J’ai auditionné les membres du groupe de travail évoqué par Mme de La Raudière, et qui regroupait des personnes du ministère de l’environnement, des représentants des industriels et des représentants des associations environnementales. Mais je n’ignore pas que certains comités, censés représenter toutes les parties, se révèlent parfois n’avoir pas été aussi impartiaux qu’on pouvait le souhaiter.
Je reste donc très vigilante sur le sujet, même si je connais les bonnes intentions des auteurs de l’amendement, en particulier du sénateur René Vandierendonck, qui connaît bien la question des friches et des sites pollués.
M. le président François Brottes. La question des sites orphelins a été abordée par la loi à plusieurs reprises ; il me paraît très difficile d’adopter un tel amendement sans que l’on nous explique en quoi il modifie le droit existant. Ce sont des sujets souvent inextricables, notamment pour les communes. Les établissements classés suivent déjà des règles extrêmement strictes de provisionnement pour la dépollution : comment ces règles s’articulent-elles avec celles prévues par l’amendement ?
Enfin, la question des sites pollués n’est pas ici au cœur du sujet ; cet article modifie d’ailleurs le code de l’environnement, et non celui de l’urbanisme. Il faut nous donner davantage d’explications ou insérer cette mesure dans un autre texte.
Mme la ministre. Cet amendement a été adopté au Sénat, sur proposition du rapporteur pour avis de la commission des lois, le sénateur Vandierendonck. J’en vois les limites, et je vois les difficultés qu’il peut poser. Effectivement, il pourrait faire l’objet d’un texte séparé ; mais il figure aujourd’hui dans le projet de loi.
Je vous propose donc le retrait de l’ensemble des amendements et la mise en place d’une concertation, qui aboutira peut-être à l’idée qu’il serait préférable de ne pas aborder cette question dans ce projet de loi.
J’entends en tout cas les remarques de Mme la rapporteure comme celles de Mme de La Raudière. Il faut être très prudent.
M. le président François Brottes. Nous pouvons aussi rejeter l’article.
Mme Laure de La Raudière. Je préférerais pour ma part cette solution. Ce serait une meilleure façon d’aborder la négociation avec le Sénat.
M. le président François Brottes. Madame la ministre, si nous retirons tous nos amendements sans rejeter l’article, cela peut donner l’impression que nous ne sommes pas opposés à sa présence dans le texte. Nous pouvons procéder à un double retrait : retrait des amendements des députés, mais aussi des sénateurs.

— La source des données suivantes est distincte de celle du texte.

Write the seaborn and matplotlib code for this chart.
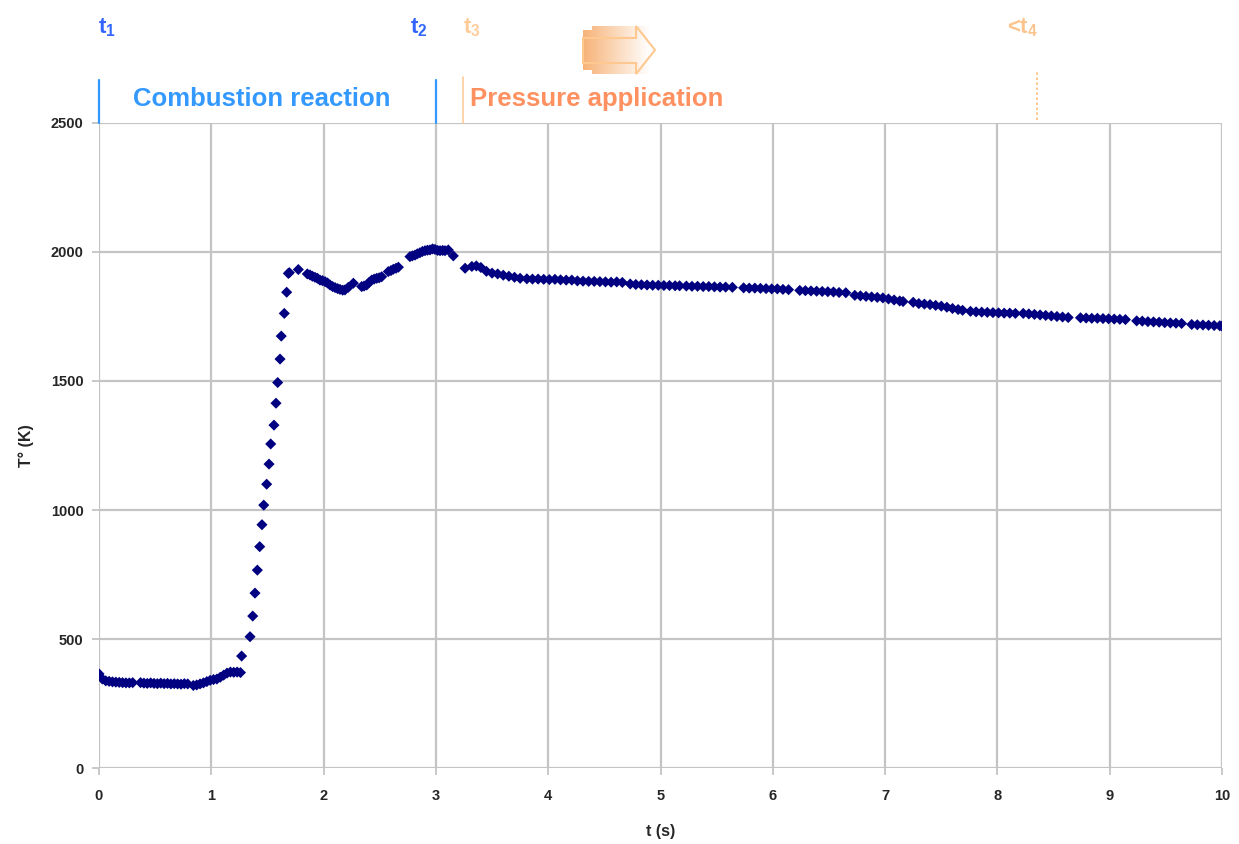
import numpy as np
import pandas as pd
import seaborn as sns
import matplotlib.pyplot as plt
import matplotlib.transforms as mtransforms
from matplotlib.patches import Polygon

# temperature trace: time (s), temperature (K)
t_s = [
    0.00, 0.03, 0.06, 0.09, 0.12, 0.15, 0.18, 0.21, 0.24, 0.27, 0.30,
    0.37, 0.40, 0.43, 0.46, 0.49, 0.52, 0.55, 0.58, 0.61, 0.64, 0.67, 0.70, 0.73, 0.76, 0.79,
    0.84, 0.87, 0.90, 0.93, 0.96, 0.99, 1.02, 1.05, 1.08, 1.11, 1.14, 1.17, 1.20, 1.23, 1.26,
    1.27, 1.345, 1.369, 1.389, 1.410, 1.431, 1.451, 1.467, 1.493, 1.514, 1.529, 1.558,
    1.576, 1.591, 1.612, 1.623, 1.650, 1.671, 1.686, 1.695, 1.775,
    1.855, 1.879, 1.90, 1.923, 1.945, 1.968, 1.99, 2.013, 2.035, 2.057, 2.08, 2.102, 2.125,
    2.146, 2.17, 2.19, 2.22, 2.265,
    2.339, 2.36, 2.384, 2.405, 2.428, 2.45, 2.473, 2.495, 2.517, 2.576, 2.60, 2.621, 2.645, 2.666,
    2.769, 2.79, 2.814, 2.835, 2.858, 2.88, 2.903, 2.925, 2.947, 2.97, 2.992, 3.015, 3.037,
    3.06, 3.081, 3.11, 3.155,
    3.26, 3.32, 3.36, 3.40, 3.45, 3.50, 3.55, 3.60, 3.65, 3.70, 3.75,
    3.81, 3.86, 3.91, 3.96, 4.01, 4.06, 4.11, 4.16, 4.21,
    4.26, 4.31, 4.36, 4.41, 4.46, 4.51, 4.56, 4.61, 4.66,
    4.73, 4.78, 4.83, 4.88, 4.93, 4.98, 5.03, 5.08, 5.13, 5.17,
    5.23, 5.28, 5.33, 5.38, 5.43, 5.48, 5.53, 5.58, 5.64,
    5.74, 5.79, 5.84, 5.89, 5.94, 5.99, 6.04, 6.09, 6.14,
    6.24, 6.29, 6.34, 6.39, 6.44, 6.49, 6.54, 6.59, 6.65,
    6.73, 6.78, 6.83, 6.88, 6.93, 6.98, 7.03, 7.08, 7.13, 7.16,
    7.25, 7.30, 7.35, 7.40, 7.45, 7.50, 7.55, 7.60, 7.65, 7.69,
    7.76, 7.81, 7.86, 7.91, 7.96, 8.01, 8.06, 8.11, 8.16,
    8.23, 8.28, 8.33, 8.38, 8.43, 8.48, 8.53, 8.58, 8.63,
    8.74, 8.79, 8.84, 8.89, 8.94, 8.99, 9.04, 9.09, 9.14,
    9.24, 9.29, 9.34, 9.39, 9.44, 9.49, 9.54, 9.59, 9.64,
    9.73, 9.78, 9.83, 9.88, 9.93, 9.98, 10.0,
]
temp_k = [
    365, 345, 338, 336, 334, 333, 332, 331, 330, 330, 331,
    331, 329, 328, 330, 328, 327, 329, 327, 328, 326, 327, 326, 325, 327, 326,
    320, 322, 326, 330, 335, 340, 343, 345, 352, 360, 368, 372, 371, 372, 370,
    434, 509, 589, 678, 767, 858, 943, 1019, 1100, 1178, 1256, 1329,
    1414, 1494, 1585, 1674, 1762, 1844, 1917, 1920, 1932,
    1915, 1911, 1906, 1902, 1898, 1891, 1889, 1885, 1880, 1872, 1866, 1862, 1858,
    1855, 1852, 1853, 1863, 1879,
    1866, 1868, 1872, 1882, 1891, 1895, 1898, 1900, 1904, 1924, 1928, 1933, 1937, 1941,
    1982, 1985, 1988, 1993, 1997, 2002, 2005, 2007, 2008, 2012, 2010, 2006, 2005,
    2006, 2005, 2008, 1985,
    1937, 1944, 1946, 1940, 1925, 1918, 1915, 1910, 1906, 1902, 1898,
    1896, 1895, 1895, 1894, 1893, 1894, 1892, 1891, 1891,
    1888, 1887, 1886, 1886, 1885, 1884, 1883, 1884, 1882,
    1876, 1874, 1873, 1872, 1871, 1871, 1870, 1870, 1869, 1869,
    1868, 1867, 1867, 1866, 1866, 1865, 1864, 1864, 1863,
    1861, 1860, 1860, 1859, 1858, 1857, 1857, 1855, 1854,
    1851, 1850, 1849, 1848, 1847, 1846, 1845, 1843, 1842,
    1832, 1830, 1828, 1826, 1824, 1822, 1818, 1814, 1810, 1808,
    1805, 1800, 1798, 1796, 1793, 1790, 1786, 1781, 1777, 1774,
    1770, 1768, 1767, 1766, 1765, 1764, 1763, 1763, 1762,
    1762, 1760, 1758, 1756, 1754, 1752, 1750, 1748, 1746,
    1745, 1744, 1743, 1743, 1742, 1741, 1740, 1739, 1738,
    1733, 1732, 1730, 1729, 1728, 1726, 1725, 1724, 1723,
    1719, 1718, 1717, 1716, 1715, 1714, 1713,
]

x_ticks = list(range(0, 11))
y_ticks = [0, 500, 1000, 1500, 2000, 2500]

# process markers above the plot
stage_names = ["Combustion reaction", "Pressure application"]
stage_text_t = [0.30, 3.30]
t1_t, t2_t, t3_t, t4_t = 0.0, 3.0, 3.24, 8.35

df = pd.DataFrame({"t": t_s, "T": temp_k})

sns.set_theme(style="whitegrid")
plt.rcParams["font.family"] = ["Liberation Sans", "DejaVu Sans"]
plt.rcParams["mathtext.fontset"] = "custom"
plt.rcParams["mathtext.bf"] = "Liberation Sans:bold"
plt.rcParams["mathtext.rm"] = "Liberation Sans:bold"

fig = plt.figure(figsize=(12.39, 8.44), dpi=100)
ax = fig.add_axes([0.0799, 0.0900, 0.9064, 0.7643])

sns.scatterplot(data=df, x="t", y="T", marker="D", s=32, color="#000080",
                edgecolor="none", linewidth=0, ax=ax, zorder=3)

grid_c = "#c4c4c4"
ax.set_xlim(0, 10)
ax.set_ylim(0, 2500)
ax.set_xticks(x_ticks)
ax.set_yticks(y_ticks)
ax.grid(True, color=grid_c, linewidth=1.6)
for sp in ax.spines.values():
    sp.set_visible(False)
ax.tick_params(axis="x", length=5, width=1.3, color=grid_c, pad=10,
               labelsize=10.5, bottom=True)
ax.tick_params(axis="y", length=5, width=1.3, color=grid_c, pad=6,
               labelsize=10.5, left=True)
for lab in ax.get_xticklabels() + ax.get_yticklabels():
    lab.set_fontweight("bold")
ax.set_xlabel("t (s)", fontsize=11.5, fontweight="bold", labelpad=15)
ax.set_ylabel("T° (K)", fontsize=11.5, fontweight="bold", labelpad=12)

# annotations above the axes: x in data, y in axes fraction
trans = mtransforms.blended_transform_factory(ax.transData, ax.transAxes)
blue_line = "#3399ff"
for tt in (t1_t, t2_t):
    ax.plot([tt, tt], [1.0, 1.067], color=blue_line, lw=1.6,
            transform=trans, clip_on=False)
ax.plot([t3_t, t3_t], [1.0, 1.071], color="#ffcc99", lw=1.2,
        transform=trans, clip_on=False)
ax.plot([t4_t, t4_t], [1.005, 1.079], color="#ffbb77", lw=1.2, ls=(0, (1.5, 1.5)),
        transform=trans, clip_on=False)

ax.text(stage_text_t[0], 1.037, stage_names[0], transform=trans, color="#3399ff",
        fontsize=18.5, fontweight="bold", va="center", ha="left")
ax.text(stage_text_t[1], 1.037, stage_names[1], transform=trans, color="#ff9060",
        fontsize=18.5, fontweight="bold", va="center", ha="left")

ax.text(-0.01, 1.147, r"$\mathbf{t_1}$", transform=trans, color="#3366ff",
        fontsize=16, va="center", ha="left")
ax.text(2.77, 1.147, r"$\mathbf{t_2}$", transform=trans, color="#3366ff",
        fontsize=16, va="center", ha="left")
ax.text(3.24, 1.147, r"$\mathbf{t_3}$", transform=trans, color="#ffcc99",
        fontsize=16, va="center", ha="left")
ax.text(8.085, 1.147, r"<$\mathbf{t_4}$", transform=trans, color="#fcc48c",
        fontsize=16, fontweight="bold", va="center", ha="left")

# gradient block arrow (decoration, drawn in figure pixels)
ov = fig.add_axes([0, 0, 1, 1], facecolor="none")
ov.set_xlim(0, 1239)
ov.set_ylim(844, 0)
ov.axis("off")
grad = np.linspace(0, 1, 256)[None, :]
orange = np.array([0.97, 0.70, 0.47])
img = np.ones((1, 256, 4))
img[..., :3] = orange * (1 - grad[..., None]) + 1.0 * grad[..., None]
img[..., 3] = 1.0
arrow_pts = [(583, 38), (636, 38), (636, 26), (655, 50), (636, 74),
             (636, 63), (583, 63)]
block = Polygon([(583, 30), (592, 30), (592, 26), (650, 26), (650, 74),
                 (592, 74), (592, 70), (583, 70)], closed=True,
                facecolor="none", edgecolor="none")
ov.add_patch(block)
im = ov.imshow(img, extent=(583, 650, 75, 25), aspect="auto", zorder=1)
im.set_clip_path(block)
ov.add_patch(Polygon(arrow_pts, closed=True, facecolor="none",
                     edgecolor="#ffc890", lw=1.5, zorder=2))

fig.savefig("out.png", dpi=100)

Mme la rapporteure. Je suis partagée : faut-il laisser le texte en l’état sans prendre position, afin de travailler d’ici à la séance, quitte à rejeter l’article à ce moment, ou bien rejeter l’article en commission, ce qui enverrait un signal négatif ? Je laisserai parler ceux qui ont plus d’expérience parlementaire que moi.
M. le président François Brottes. Il n’est pas inouï que le Sénat rejette des articles entiers venus de l’Assemblée nationale : n’ayons pas trop de scrupules sur ce point.
L’amendement CE32 est retiré, ainsi que les amendements CE597 de la rapporteure, CE33 de M. Jean-Marie Tetart, CE168 de M. Michel Piron, CE34 de M. Jean-Marie Tetart, CE598 et CE596 de la rapporteure et CE35 de M. Jean-Marie Tetart.
Puis la Commission rejette l’article 84 bis.